Latent Class Analysis – Difference Between Latent Class Analysis and Mixture Models

gaussian mixture distributionlatent-classlatent-variable

I have been trying to look into latent class analysis and don't exactly understand what it is. Is it basically the expectation maximization using and analyzing the classes formed? The resources on the internet have been pretty confusing and I am not able to get a clear view of what latent class analysis really is.

Best Answer

Latent class analysis (LCA) is a discrete finite mixture model. Finite mixture model is a model-based clustering algorithm, that treats the distribution of the data $f$ as a mixture of $k$ distributions $f_k$, each appearing with mixing proportion $\pi_k$,

$$ f(x, \vartheta) = \sum^K_{k=1} \pi_k \, f_k(x, \vartheta_k) $$

where the class assignments (clusters) are unknown and learned from the data. In case of LCA, the variables are discrete, so the aim is to cluster the discrete data into $K$ latent classes, each characterized by different conditional probability distribution. For two discrete variables $A$ and $B$, and latent variable for the class assignment $X$, the distribution may be defined as

$$ P(A=i, B=j) = \sum_{k=1}^K \, \overbrace{P(X=k)}^{\pi_k} \, \overbrace{P(A=i, B=j|X=k)}^{f_k} $$

where, to simplify the computations, it is often assumed that the variables are independent $P(A=i, B=j|X=k) = P(A=i|X=k)\,P(B=j|X=k)$. What may be confusing, is that the LCA literature quite commonly uses rather peculiar notation, where:

$$ P(A=i, B=j) = \sum_{k=1}^K \, P(X=k) \, P(A=i|X=k)\, P(B=j|X=k) $$

can be written as something like below, or variants of it:

$$ \pi_{ij} = \sum_{k=1}^K \, \pi^X_k \, \pi^{\bar A X}_{ki} \, \pi^{\bar B X}_{kj} $$

For learning more, there is nice introduction with examples in the documentation of poLCA R package (Linzer and Lewis, 2011), and brief tutorial by Vermunt and Magidson (2003). There is a big variety of latent class analysis models, you can find extended review in Hagenaars and McCutcheo (2009).
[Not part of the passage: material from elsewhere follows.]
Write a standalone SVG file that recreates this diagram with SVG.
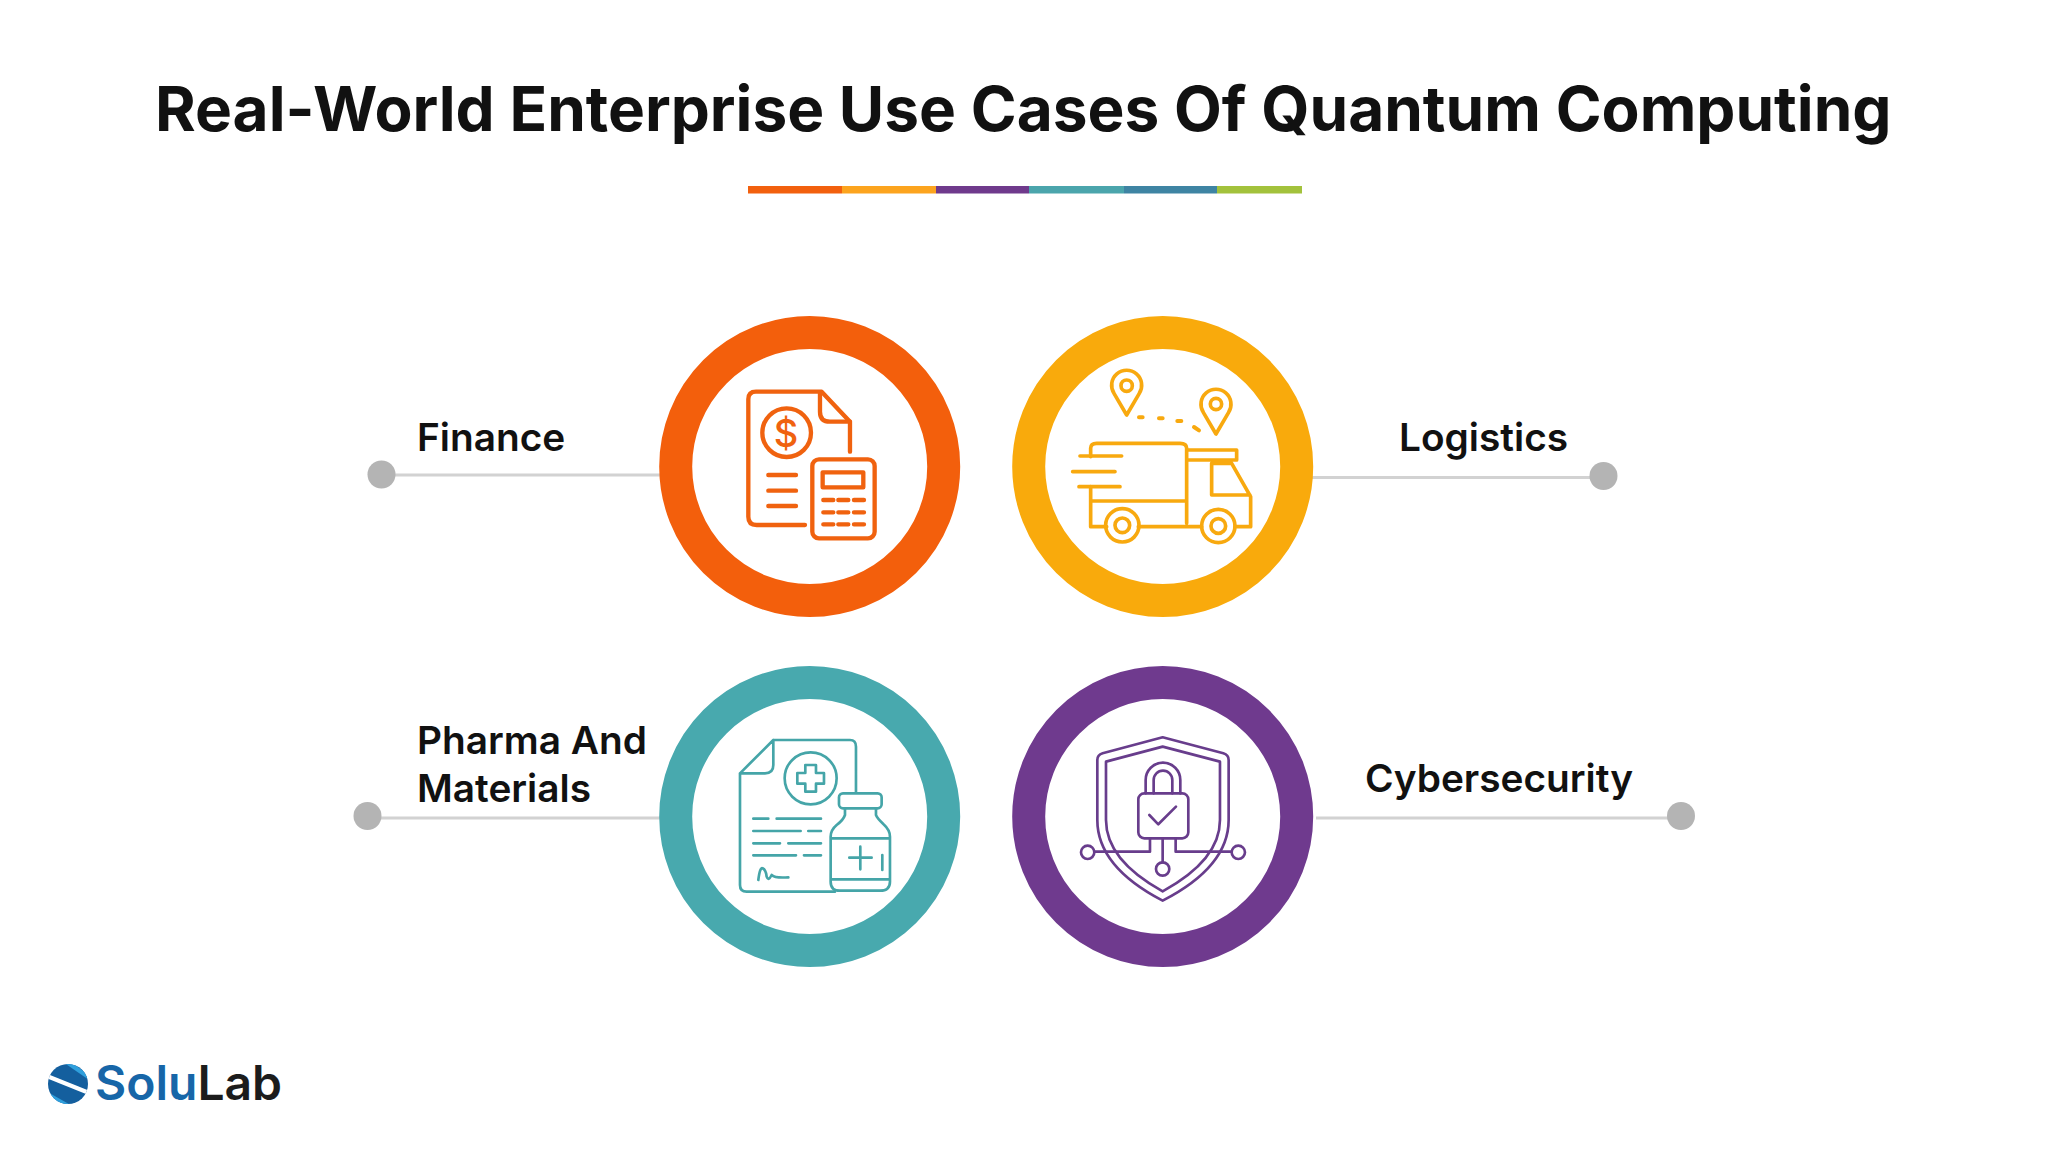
<svg xmlns="http://www.w3.org/2000/svg" width="2048" height="1152" viewBox="0 0 2048 1152">
<style>
.t{font-family:Inter,"Liberation Sans",sans-serif;fill:#111}
.title{font-size:62.100px;font-weight:700}
.lab{font-size:38.800px;font-weight:600}
.ring{fill:none;stroke-width:33}
.ic{fill:none;stroke-linecap:round;stroke-linejoin:round}
.ln{stroke:#d2d2d2;stroke-width:3;fill:none}
.dot{fill:#b4b4b4}
.logo{font-family:Inter,"Liberation Sans",sans-serif;font-size:48px;font-weight:600}
</style>
<rect width="2048" height="1152" fill="#fff"/>
<g id="title"><text class="t title" x="155" y="131">Real-World Enterprise Use Cases Of Quantum Computing</text>
<rect x="748" y="186" width="94" height="7.500" fill="#f2600e"/><rect x="842" y="186" width="94" height="7.500" fill="#fca41e"/><rect x="936" y="186" width="93" height="7.500" fill="#6f3a8c"/><rect x="1029" y="186" width="95" height="7.500" fill="#4ba5ac"/><rect x="1124" y="186" width="93" height="7.500" fill="#3e84a3"/><rect x="1217" y="186" width="85" height="7.500" fill="#a3c23c"/></g>
<g id="connectors">
<path class="ln" d="M381 475H670"/><circle class="dot" cx="381.500" cy="474.500" r="14"/>
<path class="ln" d="M1310 477.500H1604"/><circle class="dot" cx="1603.500" cy="476" r="14"/>
<path class="ln" d="M367 818H670"/><circle class="dot" cx="367.500" cy="816" r="14"/>
<path class="ln" d="M1316 818H1681"/><circle class="dot" cx="1681" cy="816" r="14"/>
</g>
<g id="finance"><circle class="ring" cx="809.700" cy="466.500" r="134" stroke="#f35f0c"/>
<g class="ic" stroke="#f0620f" stroke-width="13" transform="translate(640 300) scale(.3333)">
<path d="M495 675H350Q325 675 325 650V298Q325 275 348 275H545L630 365V455"/><path d="M540 280V335Q540 365 570 365H630"/><circle cx="440" cy="398" r="73"/>
<path d="M385 525H468M385 572H468M385 618H468"/><rect x="517" y="478" width="187" height="237" rx="20"/><rect x="548" y="517" width="122" height="45"/>
<path d="M550 600H580M595 600H625M642 600H672M550 637H580M595 637H625M642 637H672M550 673H580M595 673H625M642 673H672"/></g>
<text x="786" y="447" font-family="Inter,sans-serif" font-size="38" font-weight="500" fill="#f0620f" text-anchor="middle">$</text>
<text class="t lab" x="417" y="451">Finance</text></g>
<g id="logistics"><circle class="ring" cx="1162.700" cy="466.500" r="134" stroke="#f9aa0c"/>
<g class="ic" stroke="#f8a90f" stroke-width="11" transform="translate(1000 300) scale(.3333)">
<path d="M380 345L342 280A45 45 0 1 1 418 280Z"/><circle cx="380" cy="257" r="17"/><path d="M648 402L610 337A45 45 0 1 1 686 337Z"/><circle cx="648" cy="312" r="17"/>
<path stroke-width="12" d="M417 352H428M477 355H488M532 363H544M582 381L597 391"/>
<path d="M272 470V445Q272 430 290 430H540Q560 430 560 445V670M272 560V680H320M415 680H605M705 680H752V590L695 490H635V585H750M560 450H710V480H560M272 603H555"/>
<path d="M240 468H365M218 515H345M237 560H360"/>
<circle cx="367" cy="676" r="50"/><circle cx="367" cy="676" r="22"/><circle cx="655" cy="678" r="50"/><circle cx="655" cy="678" r="22"/></g>
<text class="t lab" x="1399" y="451">Logistics</text></g>
<g id="pharma"><circle class="ring" cx="809.700" cy="816.500" r="134" stroke="#48a9ae"/>
<g class="ic" stroke="#45a5a8" stroke-width="8" transform="translate(640 650) scale(.3333)">
<path d="M400 270H630Q648 270 648 290V425M300 370V705Q300 725 320 725H585M300 370L400 270V345Q400 370 375 370H300"/><circle cx="512" cy="385" r="78"/>
<path d="M496 345H528V369H552V401H528V425H496V401H472V369H496Z"/>
<path d="M340 506H385M410 506H543M340 543H482M505 543H543M340 580H420M445 580H543M340 616H468M492 616H543"/>
<path d="M355 690Q360 650 368 655Q378 660 380 680Q385 695 395 675Q405 685 445 682"/>
<rect x="597" y="430" width="128" height="45" rx="12"/>
<path d="M615 475V495Q610 510 590 525Q572 540 572 560V695Q572 722 600 722H720Q750 722 750 695V560Q750 540 730 522Q712 505 708 495V475M572 565H750M572 688H750M628 623H695M661 590V658M727 615V660"/></g>
<text class="t lab" x="417" y="754">Pharma And</text><text class="t lab" x="417" y="802">Materials</text></g>
<g id="cybersecurity"><circle class="ring" cx="1162.700" cy="816.500" r="134" stroke="#6f3a8e"/>
<g class="ic" stroke="#683d8c" stroke-width="8" transform="translate(1000 650) scale(.3333)">
<path d="M488 262L670 310Q686 315 686 330V510Q686 650 488 752Q292 650 292 510V330Q292 315 308 310Z"/><path d="M488 290L660 335V510Q660 630 488 724Q318 630 318 510V335Z"/>
<rect x="415" y="430" width="150" height="135" rx="18"/><path d="M437 430V390A52 52 0 0 1 541 390V430M461 430V390A28 28 0 0 1 517 390V430"/><path d="M448 495L475 523L528 470"/>
<path d="M450 565V605H283M527 565V605H695M488 565V637"/><circle cx="263" cy="607" r="20"/><circle cx="715" cy="607" r="20"/><circle cx="488" cy="657" r="20"/></g>
<text class="t lab" x="1365" y="792">Cybersecurity</text></g>
<g id="logo"><defs><clipPath id="sph"><circle cx="68" cy="1084" r="20"/></clipPath></defs>
<g clip-path="url(#sph)"><rect x="48" y="1064" width="40" height="40" fill="#145f9e"/>
<path d="M60 1060L92 1082L92 1077L68 1060Z" fill="#2f9fdc"/><path d="M44 1090L76 1108L68 1108L44 1095Z" fill="#2f9fdc"/>
<path d="M46 1078L50 1075L90 1091L86 1094Z" fill="#fff"/></g>
<text class="logo" x="95" y="1100"><tspan fill="#1766a8">Solu</tspan><tspan fill="#1c1c1c">Lab</tspan></text></g>
</svg>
Hagenaars J.A. and McCutcheon, A.L. (2009). Applied Latent Class Analysis. Cambridge University Press.

Vermunt, J.K., and Magidson, J. (2003). Latent class models for classification. Computational Statistics & Data Analysis, 41(3), 531-537.

Linzer, D. A., and Lewis, J. B. (2011). poLCA: An R package for polytomous variable latent class analysis. Journal of statistical software, 42(10), 1-29.